I don't think the US govt could have 30% of the hash power. it would take years of acquiring all newly created Asics to put into mining to compete. the US can have the majority of hashpower, but not the govt. that'll take years to get all the new chips. current miners can leave the country if needed. not as important where the miners are centralized as much as who the miners are. right now they aren't govt miners. mining pools on the other hand, are centralized and needs to be addressed. probably by changing the subsidy algorithm to give all miners equal rewards. not just the winner. therefore eliminating pools. ALSO YOU SAID BTC ISNT VALUABLE IF IT CANT BE USED AS MONEY ... being used as money is almost not even important, to me. value STORAGE is the "killer app" of Bitcoin. and it's doing that already. no country really has a money spending problem, they have value storage problems.

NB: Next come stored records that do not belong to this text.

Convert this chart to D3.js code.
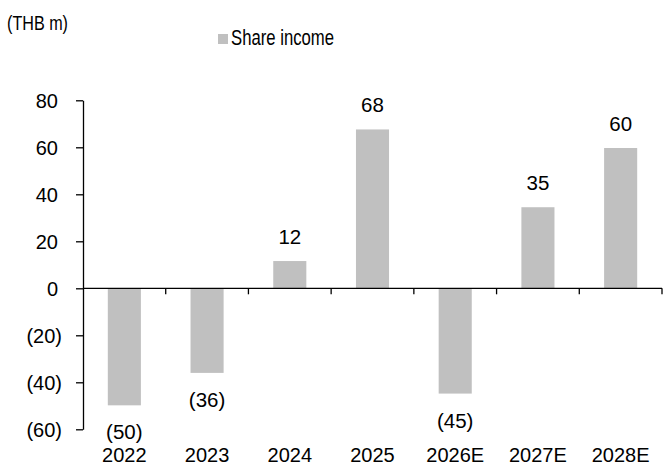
<!DOCTYPE html>
<html><head><meta charset="utf-8">
<script src="https://cdn.jsdelivr.net/npm/d3@7"></script>
<style>
body{margin:0;background:#fff;}
svg{display:block;}
text{font-family:"Liberation Sans",Arial,sans-serif;fill:#000;}
</style></head>
<body>
<svg id="c" width="664" height="466"></svg>
<script>
const categories = ["2022","2023","2024","2025","2026E","2027E","2028E"];
const values = [-49.8, -36.0, 11.6, 67.6, -44.8, 34.5, 59.7];
const valueLabels = ["(50)","(36)","12","68","(45)","35","60"];
const yTicks = [-60,-40,-20,0,20,40,60,80];
const seriesName = "Share income";
const unitLabel = "(THB m)";

const svg = d3.select("#c");
const x = d3.scaleBand().domain(categories).range([83, 662]).padding(0);
const y = d3.scaleLinear().domain([-60, 80]).range([429.3, 100.3]);
const barW = x.bandwidth() * 0.4;

svg.append("g").selectAll("rect").data(values).join("rect")
  .attr("x", (d,i) => x(categories[i]) + x.bandwidth()/2 - barW/2)
  .attr("width", barW)
  .attr("y", d => y(Math.max(0,d)))
  .attr("height", d => Math.abs(y(d) - y(0)))
  .attr("fill", "#c0c0c0");

// y axis
const fmt = d => d < 0 ? "(" + Math.abs(d) + ")" : String(d);
const ya = svg.append("g").attr("transform","translate(83,0)")
  .call(d3.axisLeft(y).tickValues(yTicks).tickFormat(fmt).tickSize(7).tickSizeOuter(0));
ya.select(".domain").attr("stroke","#000").attr("stroke-width",1.3);
ya.selectAll(".tick line").attr("stroke","#000").attr("stroke-width",1.3);
ya.selectAll(".tick text").attr("font-size",20).attr("font-family","'Liberation Sans',Arial,sans-serif")
  .attr("x", d => d < 0 ? -21 : -25).attr("dy","0.36em");

// x axis at zero
const xa = svg.append("g").attr("transform",`translate(0,${y(0)})`);
xa.append("line").attr("x1",83).attr("x2",662).attr("y1",0).attr("y2",0)
  .attr("stroke","#000").attr("stroke-width",1.3);
const bounds = categories.map(c => x(c)).concat([x(categories[categories.length-1]) + x.step()]);
xa.selectAll("line.t").data(bounds.slice(1)).join("line").attr("class","t")
  .attr("x1",d=>d).attr("x2",d=>d).attr("y1",0).attr("y2",6)
  .attr("stroke","#000").attr("stroke-width",1.3);

svg.append("g").selectAll("text").data(categories).join("text")
  .attr("x", d => x(d) + x.bandwidth()/2).attr("y", 462)
  .attr("text-anchor","middle").attr("font-size",20).text(d => d);

// data labels
svg.append("g").selectAll("text").data(values).join("text")
  .attr("x", (d,i) => x(categories[i]) + x.bandwidth()/2)
  .attr("y", d => d >= 0 ? y(d) - 17 : y(d) + 34)
  .attr("text-anchor","middle").attr("font-size",20.5)
  .text((d,i) => valueLabels[i]);

// unit label
svg.append("text").attr("x",7).attr("y",29.5).attr("font-size",21)
  .attr("textLength",61).attr("lengthAdjust","spacingAndGlyphs").text(unitLabel);

// legend
svg.append("rect").attr("x",218).attr("y",34).attr("width",10).attr("height",10).attr("fill","#c0c0c0");
svg.append("text").attr("x",231).attr("y",45).attr("font-size",21.5)
  .attr("textLength",103).attr("lengthAdjust","spacingAndGlyphs").text(seriesName);
</script>
</body></html>
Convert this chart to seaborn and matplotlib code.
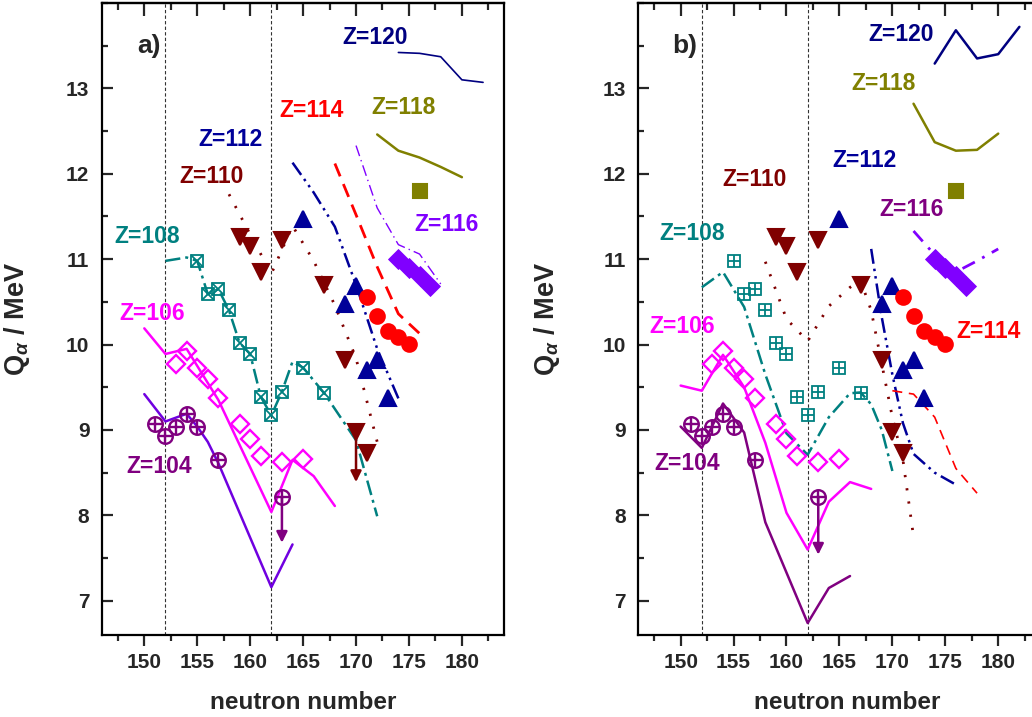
import matplotlib
matplotlib.use("Agg")
import matplotlib.pyplot as plt
import seaborn as sns
from matplotlib.ticker import MultipleLocator, FixedLocator

# measured Q-alpha values (same in both panels)
z104_n = [151, 152, 153, 154, 155, 157, 163]
z104_q = [9.07, 8.93, 9.04, 9.19, 9.04, 8.65, 8.21]
z106_n = [153, 154, 155, 156, 157, 159, 160, 161, 163, 165]
z106_q = [9.77, 9.92, 9.73, 9.60, 9.38, 9.07, 8.90, 8.70, 8.62, 8.66]
z108_n = [155, 156, 157, 158, 159, 160, 161, 162, 163, 165, 167]
z108_q = [10.98, 10.59, 10.65, 10.40, 10.02, 9.89, 9.39, 9.17, 9.45, 9.73, 9.43]
z110_n = [159, 160, 161, 163, 167, 169, 170, 171]
z110_q = [11.26, 11.15, 10.85, 11.23, 10.70, 9.82, 8.98, 8.73]
z112_n = [165, 169, 170, 171, 172, 173]
z112_q = [11.47, 10.48, 10.69, 9.70, 9.82, 9.37]
z114_n = [171, 172, 173, 174, 175]
z114_q = [10.56, 10.34, 10.16, 10.09, 10.01]
z116_n = [174, 175, 176, 177]
z116_q = [11.00, 10.90, 10.80, 10.69]
z118_n = [176]
z118_q = [11.80]

# upper limits: (N, Q from, Q to, colour)
limits_a = [(163, 8.21, 7.68, "#800080"), (170, 8.98, 8.39, "#800000")]
limits_b = [(163, 8.21, 7.54, "#800080")]

# calculated values, panel a
a104_n = [150, 152, 154, 155, 156, 157, 162, 164]
a104_q = [9.42, 9.10, 9.19, 9.04, 8.86, 8.61, 7.16, 7.66]
a106_n = [150, 152, 154, 157, 162, 164, 166, 168]
a106_q = [10.19, 9.89, 9.95, 9.35, 8.04, 8.65, 8.46, 8.11]
a108_n = [152, 154, 155, 156, 157, 158, 159, 160, 161, 162, 163, 164, 165, 167, 170, 172]
a108_q = [10.98, 11.02, 10.98, 10.59, 10.65, 10.40, 10.02, 9.89, 9.39, 9.17, 9.45, 9.80, 9.73, 9.43, 8.88, 7.99]
a110_n = [158, 160, 162, 164, 166, 168, 170, 172]
a110_q = [11.76, 11.29, 10.83, 11.39, 10.98, 10.46, 9.84, 8.86]
a112_n = [164, 166, 168, 170, 172, 174]
a112_q = [12.13, 11.78, 11.38, 10.70, 9.95, 9.37]
a114_n = [168, 170, 172, 174, 176]
a114_q = [12.12, 11.52, 10.91, 10.36, 10.13]
a116_n = [170, 172, 174, 176, 178]
a116_q = [12.33, 11.60, 11.17, 11.06, 10.71]
a118_n = [172, 174, 176, 178, 180]
a118_q = [12.46, 12.27, 12.19, 12.08, 11.96]
a120_n = [174, 176, 178, 180, 182]
a120_q = [13.42, 13.41, 13.37, 13.10, 13.07]

# calculated values, panel b
b104_n = [150, 152, 154, 156, 158, 160, 162, 164, 166]
b104_q = [9.04, 8.79, 9.31, 8.97, 7.92, 7.33, 6.74, 7.15, 7.29]
b106_n = [150, 152, 154, 156, 158, 160, 162, 164, 166, 168]
b106_q = [9.52, 9.46, 9.88, 9.50, 8.85, 8.03, 7.60, 8.16, 8.39, 8.31]
b108_n = [152, 154, 156, 158, 160, 162, 164, 166, 167, 168, 169, 170]
b108_q = [10.67, 10.85, 10.44, 9.65, 8.96, 8.71, 9.15, 9.43, 9.44, 9.30, 9.00, 8.52]
b110_n = [158, 160, 162, 164, 166, 167, 168, 170, 171, 172]
b110_q = [10.97, 10.30, 10.04, 10.45, 10.67, 10.75, 10.40, 9.15, 8.65, 7.75]
b112_n = [168, 169, 170, 171, 172, 174, 176]
b112_q = [11.12, 10.32, 9.65, 9.08, 8.72, 8.50, 8.36]
b114_n = [170, 172, 174, 175, 176, 178]
b114_q = [9.46, 9.42, 9.15, 8.85, 8.55, 8.26]
b116_n = [172, 174, 176, 178, 180]
b116_q = [11.33, 11.05, 10.85, 10.98, 11.12]
b118_n = [172, 174, 176, 178, 180]
b118_q = [12.82, 12.37, 12.27, 12.28, 12.47]
b120_n = [174, 176, 178, 180, 182]
b120_q = [13.29, 13.68, 13.35, 13.40, 13.72]

shell_n = [152, 162]

label_text = ["Z=104", "Z=106", "Z=108", "Z=110", "Z=112", "Z=114", "Z=116", "Z=118", "Z=120"]
label_pos_a = [(151.4, 8.57), (150.7, 10.36), (150.25, 11.26), (156.4, 11.97), (158.1, 12.40),
               (165.8, 12.74), (178.55, 11.41), (174.45, 12.78), (171.8, 13.59)]
label_pos_b = [(150.6, 8.61), (150.1, 10.21), (151.1, 11.30), (156.95, 11.93), (167.4, 12.16),
               (179.05, 10.15), (171.8, 11.58), (169.13, 13.06), (170.87, 13.63)]
label_col_a = ["#800080", "#ff00ff", "#008080", "#800000", "#000099", "#ff0000", "#8000ff", "#808000", "#000080"]
label_col_b = ["#800080", "#ff00ff", "#008080", "#800000", "#000099", "#ff0000", "#800080", "#808000", "#000080"]

sns.set_style("ticks")
plt.rcParams["font.family"] = ["Liberation Sans", "DejaVu Sans"]
plt.rcParams["font.weight"] = "bold"
plt.rcParams["mathtext.fontset"] = "custom"
plt.rcParams["mathtext.rm"] = "Liberation Sans:bold"
plt.rcParams["mathtext.it"] = "Liberation Sans:bold:italic"
plt.rcParams["mathtext.bf"] = "Liberation Sans:bold"

DASHDOT = (0, (6, 2, 1.2, 2))
DOTTED = (0, (0.8, 4.0))
DASHDOTDOT = (0, (6, 2, 1, 2, 1, 2))


def line(ax, n, q, color, ls="-", lw=1.8):
    sns.lineplot(x=n, y=q, ax=ax, color=color, linestyle=ls, linewidth=lw,
                 estimator=None, sort=False, legend=False)


def marks(ax, n, q, color, marker, ms, fill=True, mew=1.5, overlay=None):
    sns.lineplot(x=n, y=q, ax=ax, color=color, linestyle="", marker=marker, ms=ms,
                 mec=color, mfc=color if fill else "none", mew=mew,
                 estimator=None, sort=False, legend=False)
    if overlay:
        sns.lineplot(x=n, y=q, ax=ax, color=color, linestyle="", marker=overlay, ms=ms,
                     mec=color, mew=mew, estimator=None, sort=False, legend=False)


def frame(ax, tag, lx, labels_pos, labels_col):
    ax.set_xlim(146, 184)
    ax.set_ylim(6.6, 14.0)
    for n0 in shell_n:
        ax.axvline(n0, color="#333333", ls=(0, (3, 2)), lw=0.8, zorder=0)
    ax.xaxis.set_major_locator(FixedLocator([150, 155, 160, 165, 170, 175, 180]))
    ax.xaxis.set_minor_locator(MultipleLocator(2.5))
    ax.yaxis.set_major_locator(FixedLocator([7, 8, 9, 10, 11, 12, 13]))
    ax.yaxis.set_minor_locator(MultipleLocator(0.5))
    ax.tick_params(axis="x", which="both", direction="out", width=1.6, labelsize=15, pad=5)
    ax.tick_params(axis="x", which="major", length=8)
    ax.tick_params(axis="x", which="minor", length=4)
    ax.tick_params(axis="y", which="both", direction="in", width=1.6, labelsize=15, pad=9, right=False)
    ax.tick_params(axis="y", which="major", length=8)
    ax.tick_params(axis="y", which="minor", length=4.5)
    top = ax.secondary_xaxis("top")
    top.xaxis.set_major_locator(MultipleLocator(5))
    top.xaxis.set_minor_locator(MultipleLocator(2.5))
    top.tick_params(which="both", direction="in", width=1.6, labeltop=False)
    top.tick_params(which="major", length=9)
    top.tick_params(which="minor", length=5)
    top.spines["top"].set_linewidth(1.6)
    for s in ax.spines.values():
        s.set_linewidth(1.6)
        s.set_color("black")
    ax.set_xlabel("neutron number", fontsize=17.5, fontweight="bold")
    ax.xaxis.set_label_coords(0.5 + lx, -0.088)
    ax.set_ylabel(r"Q$_{\alpha}$ / MeV", fontsize=19.5, fontweight="bold")
    ax.text(150.4, 13.5, tag, fontsize=19, fontweight="bold", ha="center", va="center")
    for t, (x, y), c in zip(label_text, labels_pos, labels_col):
        ax.text(x, y, t, color=c, fontsize=16.5, fontweight="bold", ha="center", va="center")


def upper_limits(ax, lims):
    for n0, q0, q1, c in lims:
        ax.annotate("", xy=(n0, q1), xytext=(n0, q0),
                    arrowprops=dict(arrowstyle="-|>", color=c, lw=1.8, mutation_scale=16,
                                    shrinkA=0, shrinkB=0))


def measured(ax, sq_overlay):
    marks(ax, z104_n, z104_q, "#800080", "o", 10.5, fill=False, mew=1.7, overlay="+")
    marks(ax, z106_n, z106_q, "#ff00ff", "D", 9, fill=False, mew=1.7)
    marks(ax, z108_n, z108_q, "#008080", "s", 9, fill=False, mew=1.3, overlay=sq_overlay)
    marks(ax, z110_n, z110_q, "#800000", "v", 12)
    marks(ax, z112_n, z112_q, "#000099", "^", 12)
    marks(ax, z114_n, z114_q, "#ff0000", "o", 10.5)
    marks(ax, z116_n, z116_q, "#8000ff", "D", 10.5, mew=0.6)
    marks(ax, z118_n, z118_q, "#808000", "s", 9.5)


fig = plt.figure(figsize=(10.32, 7.17), dpi=100)
ax_a = fig.add_axes([0.0988, 0.1144, 0.3898, 0.8815])
ax_b = fig.add_axes([0.6185, 0.1144, 0.3898, 0.8815])

# panel a
line(ax_a, a104_n, a104_q, "#7000e0")
line(ax_a, a106_n, a106_q, "#ff00ff")
line(ax_a, a108_n, a108_q, "#008080", DASHDOT)
line(ax_a, a110_n, a110_q, "#800000", DOTTED, 2.0)
line(ax_a, a112_n, a112_q, "#000099", DASHDOTDOT)
line(ax_a, a114_n, a114_q, "#ff0000", (0, (5, 3)), 2.0)
line(ax_a, a116_n, a116_q, "#8000ff", (0, (8, 3, 1, 3)), 1.0)
line(ax_a, a118_n, a118_q, "#808000")
line(ax_a, a120_n, a120_q, "#000080", "-", 1.2)
upper_limits(ax_a, limits_a)
measured(ax_a, "x")
frame(ax_a, "a)", 0.0, label_pos_a, label_col_a)
ax_a.yaxis.set_label_coords(-0.175, 0.5)

# panel b
line(ax_b, b104_n, b104_q, "#800080")
line(ax_b, b106_n, b106_q, "#ff00ff")
line(ax_b, b108_n, b108_q, "#008080", DASHDOT)
line(ax_b, b110_n, b110_q, "#800000", DOTTED, 2.0)
line(ax_b, b112_n, b112_q, "#000099", DASHDOTDOT)
line(ax_b, b114_n, b114_q, "#ff0000", (0, (6, 4)), 1.2)
line(ax_b, b116_n, b116_q, "#8000ff", (0, (5, 3, 1, 3)), 2.0)
line(ax_b, b118_n, b118_q, "#808000")
line(ax_b, b120_n, b120_q, "#000080")
upper_limits(ax_b, limits_b)
measured(ax_b, "+")
frame(ax_b, "b)", 0.02, label_pos_b, label_col_b)
ax_b.yaxis.set_label_coords(-0.19, 0.5)

fig.savefig("out.png", dpi=100)
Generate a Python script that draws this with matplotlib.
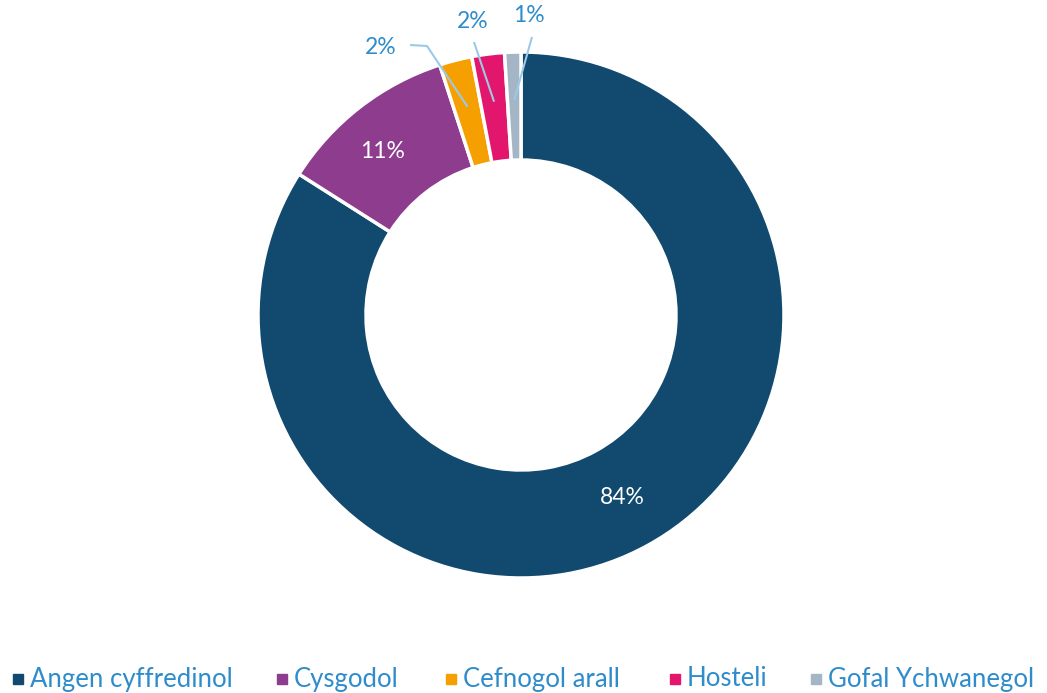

The state is not afraid of one more asset like gold, they can integrate it in the financial system they control. Especially not one without any privacy. The state is afraid of us not using their money anymore. ETFs are third parties. Custodial wallets are third parties. Mints are third parties too. Most people who use lightning use it with custodial wallets, which makes it easy to control that as well. Self hosted lightning is a pain in the ass, still. There is a reason why they want to outlaw Monero and let Bitcoin be / integrate it in their system and just KYC the shit out of it.
You sound like you may be American... You also can't expect every member of a battle to be on the front lines. The 3 countries are US, China and North Korea. Think about that. Like it or not America is the land of the fiat and the home of the FED
Amadeus's avatar
Amadeus 1 year ago
Oh I don't blame acinq for pulling out of the US, but it's a symptom of the design of the open source software the network currently runs on. Upgrade the software, change the network and improve the incentives for better outcomes.
You keep saying "not for daily transactions". I never said anything about daily transactions, we have layer 2 for that. My point is that if someone wants to save in BTC they shouldn't have to pay a weeks wages to have the security of layer 1. I mean if it's cheaper to run a node than to do a transaction once a month something seems off.